MetroCluster failure and recovery scenarios

Contributors netapp-ivanad Download PDF of this page

You should be aware of how the MetroCluster configuration responds to different failure events.

Note For additional information about recovery from node failures, see the section "Choosing the correct recovery procedure" in the MetroCluster Management and Disaster Recovery Guide.
Event Impact Recovery

Single node failure

A failover is triggered.

The configuration recovers through a local takeover. RAID is not impacted. Review system messages and replace failed FRUs as necessary.

Two nodes fail at one site

Two nodes will fail only if automated switchover is enabled in the MetroCluster Tiebreaker software.

Manual USO if automated switchover in MetroCluster Tiebreaker software is not enabled.

MetroCluster IP interface—​failure of one port

The system is degraded. Additional port failure impacts HA mirroring.

The second port is used. Health Monitor generates an alert if the physical link to the port is broken. Review system messages and replace failed FRUs as necessary.

MetroCluster IP interface—​failure of both ports

HA capability is impacted. RAID SyncMirror of the node stops syncing.

Immediate manual recovery is required as there is no HA takeover. Review system messages and replace failed FRUs as necessary.

Failure of one MetroCluster IP switch

No impact. Redundancy is provided through the second network.

Replace the failed switch as necessary.

Failure of two MetroCluster IP switches that are in the same network

No impact. Redundancy is provided through the second network.
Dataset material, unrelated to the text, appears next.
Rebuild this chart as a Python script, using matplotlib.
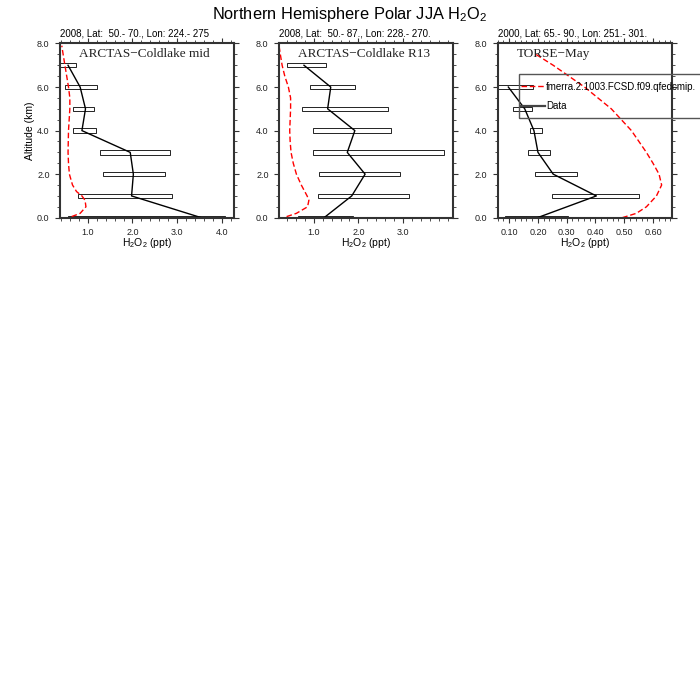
import numpy as np
import matplotlib
matplotlib.use('Agg')
import matplotlib.pyplot as plt
from matplotlib.ticker import MultipleLocator, FormatStrFormatter, FixedLocator
from matplotlib.lines import Line2D
from matplotlib.patches import Rectangle

plt.rcParams['font.family'] = ['Liberation Sans', 'DejaVu Sans']
plt.rcParams['mathtext.default'] = 'regular'

# observed profiles: altitude bins (km), median, and 25-75% range (ppt)
mid_alt = [0, 1, 2, 3, 4, 5, 6, 7]
mid_med = [3.54, 1.98, 2.02, 1.95, 0.87, 0.95, 0.83, 0.56]
mid_lo = [0.55, 0.79, 1.35, 1.28, 0.66, 0.68, 0.49, 0.30]
mid_hi = [4.06, 2.88, 2.73, 2.84, 1.19, 1.13, 1.20, 0.74]

r13_alt = [0, 1, 2, 3, 4, 5, 6, 7]
r13_med = [1.23, 1.85, 2.15, 1.75, 1.92, 1.31, 1.38, 0.78]
r13_lo = [0.65, 1.10, 1.12, 0.99, 0.99, 0.74, 0.91, 0.40]
r13_hi = [1.88, 3.14, 2.93, 3.91, 2.74, 2.67, 1.93, 1.28]

torse_alt = [0, 1, 2, 3, 4, 5, 6]
torse_med = [0.198, 0.403, 0.253, 0.200, 0.186, 0.154, 0.097]
torse_lo = [0.085, 0.249, 0.190, 0.166, 0.172, 0.114, 0.050]
torse_hi = [0.305, 0.551, 0.336, 0.241, 0.215, 0.181, 0.181]

# model profiles
mod_mid_alt = [0.05, 0.2, 0.5, 0.8, 1.0, 1.2, 1.5, 2.0, 2.5, 3.0, 4.0, 5.0, 5.5, 6.0, 6.5, 7.0, 7.5, 7.9]
mod_mid = [0.64, 0.83, 0.96, 0.94, 0.87, 0.75, 0.66, 0.59, 0.57, 0.56, 0.57, 0.60, 0.60, 0.57, 0.53, 0.49, 0.45, 0.42]
mod_r13_alt = [0.05, 0.2, 0.5, 0.8, 1.0, 1.5, 2.0, 2.5, 3.0, 3.5, 4.0, 5.0, 5.5, 6.0, 6.5, 7.0, 7.5, 7.9]
mod_r13 = [0.39, 0.61, 0.86, 0.89, 0.85, 0.72, 0.61, 0.54, 0.49, 0.47, 0.46, 0.48, 0.48, 0.43, 0.35, 0.29, 0.25, 0.22]
mod_torse_alt = [0.0, 0.2, 0.5, 1.0, 1.5, 2.0, 2.5, 3.0, 4.0, 5.0, 6.0, 7.0, 7.5]
mod_torse = [0.493, 0.542, 0.577, 0.612, 0.630, 0.621, 0.600, 0.577, 0.525, 0.455, 0.362, 0.253, 0.193]

subtitles = ['2008, Lat:  50.- 70., Lon: 224.- 275',
             '2008, Lat:  50.- 87., Lon: 228.- 270.',
             '2000, Lat: 65.- 90., Lon: 251.- 301.']
campaigns = ['ARCTAS\u2212Coldlake mid', 'ARCTAS\u2212Coldlake R13', 'TORSE\u2212May']

panels = [
    (mid_alt, mid_med, mid_lo, mid_hi, mod_mid_alt, mod_mid),
    (r13_alt, r13_med, r13_lo, r13_hi, mod_r13_alt, mod_r13),
    (torse_alt, torse_med, torse_lo, torse_hi, mod_torse_alt, mod_torse),
]
xlims = [(0.38, 4.27), (0.22, 4.12), (0.06, 0.665)]
xmajors = [[1, 2, 3, 4], [1, 2, 3], [0.1, 0.2, 0.3, 0.4, 0.5, 0.6]]
xminors = [0.2, 0.2, 0.02]
xfmts = ['%.1f', '%.1f', '%.2f']
lefts = [60, 279, 497.7]

fig = plt.figure(figsize=(7, 7), dpi=100)
W = H = 700.0
axc = '#333333'

for i, (alt, med, lo, hi, malt, mod) in enumerate(panels):
    ax = fig.add_axes([lefts[i] / W, 1 - 217.7 / H, 174 / W, 174.2 / H])
    lo = np.array(lo)
    hi = np.array(hi)
    ax.barh(alt, hi - lo, left=lo, height=0.2, fill=False,
            edgecolor='black', linewidth=0.6)
    ax.plot(med, alt, color='black', linewidth=1.0)
    ax.plot(mod, malt, color='red', linewidth=1.0, linestyle=(0, (4, 2)))
    ax.set_xlim(*xlims[i])
    ax.set_ylim(0, 8)
    ax.xaxis.set_major_locator(FixedLocator(xmajors[i]))
    ax.xaxis.set_minor_locator(MultipleLocator(xminors[i]))
    ax.xaxis.set_major_formatter(FormatStrFormatter(xfmts[i]))
    ax.yaxis.set_major_locator(MultipleLocator(2))
    ax.yaxis.set_minor_locator(MultipleLocator(0.5))
    ax.yaxis.set_major_formatter(FormatStrFormatter('%.1f'))
    ax.tick_params(which='both', direction='out', top=True, right=True,
                   color=axc, labelsize=6.5, labelcolor='#222222')
    ax.tick_params(which='major', length=3.5, width=0.8, pad=4)
    ax.tick_params(which='minor', length=2, width=0.6)
    for s in ax.spines.values():
        s.set_linewidth(1.5)
        s.set_color(axc)
    ax.text(0, 1.056, subtitles[i], transform=ax.transAxes, ha='left',
            va='center', fontsize=7)
    ax.text(0.11, 0.938, campaigns[i], transform=ax.transAxes, ha='left',
            va='center', fontsize=9.5, family='Liberation Serif', color='#222222')
    ax.text(0.5, -0.145, 'H$_2$O$_2$ (ppt)', transform=ax.transAxes,
            ha='center', va='center', fontsize=7.5)
    if i == 0:
        ax.text(-0.173, 0.5, 'Altitude (km)', transform=ax.transAxes,
                ha='center', va='center', rotation=90, fontsize=7.5)

fig.text(0.5, 1 - 14 / H, 'Northern Hemisphere Polar JJA H$_2$O$_2$',
         ha='center', va='center', fontsize=11.8)

# legend box (runs off the right edge, as in the original)
fig.patches.append(Rectangle((519 / W, 1 - 117.7 / H), 0.3, 43.7 / H,
                             transform=fig.transFigure, fill=False,
                             edgecolor='#555555', linewidth=1.0))
handles = [Line2D([], [], color='red', linewidth=1.0, linestyle=(0, (4, 2))),
           Line2D([], [], color='#444444', linewidth=1.6)]
fig.legend(handles, ['fmerra.2.1003.FCSD.f09.qfedcmip.', 'Data'],
           loc='upper left', bbox_to_anchor=(521 / W, 1 - 81.8 / H),
           frameon=False, borderpad=0, borderaxespad=0, handlelength=2.45,
           handletextpad=0.15, labelspacing=0.99, fontsize=7)

fig.savefig('out.png', dpi=100)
Replace the failed switch as necessary.

Failure of two MetroCluster IP switches that are at one site

RAID SyncMirror of the node stops syncing. HA capability is impacted and the cluster goes out of quorum.

Replace the failed switch as necessary.

Failure of two MetroCluster IP switches that are at different sites and not on the same network (diagonal failure)

RAID SyncMirror of the node stops syncing.

RAID SyncMirror of the node stops syncing. Cluster and HA capability are not impacted. Replace the failed switch as necessary.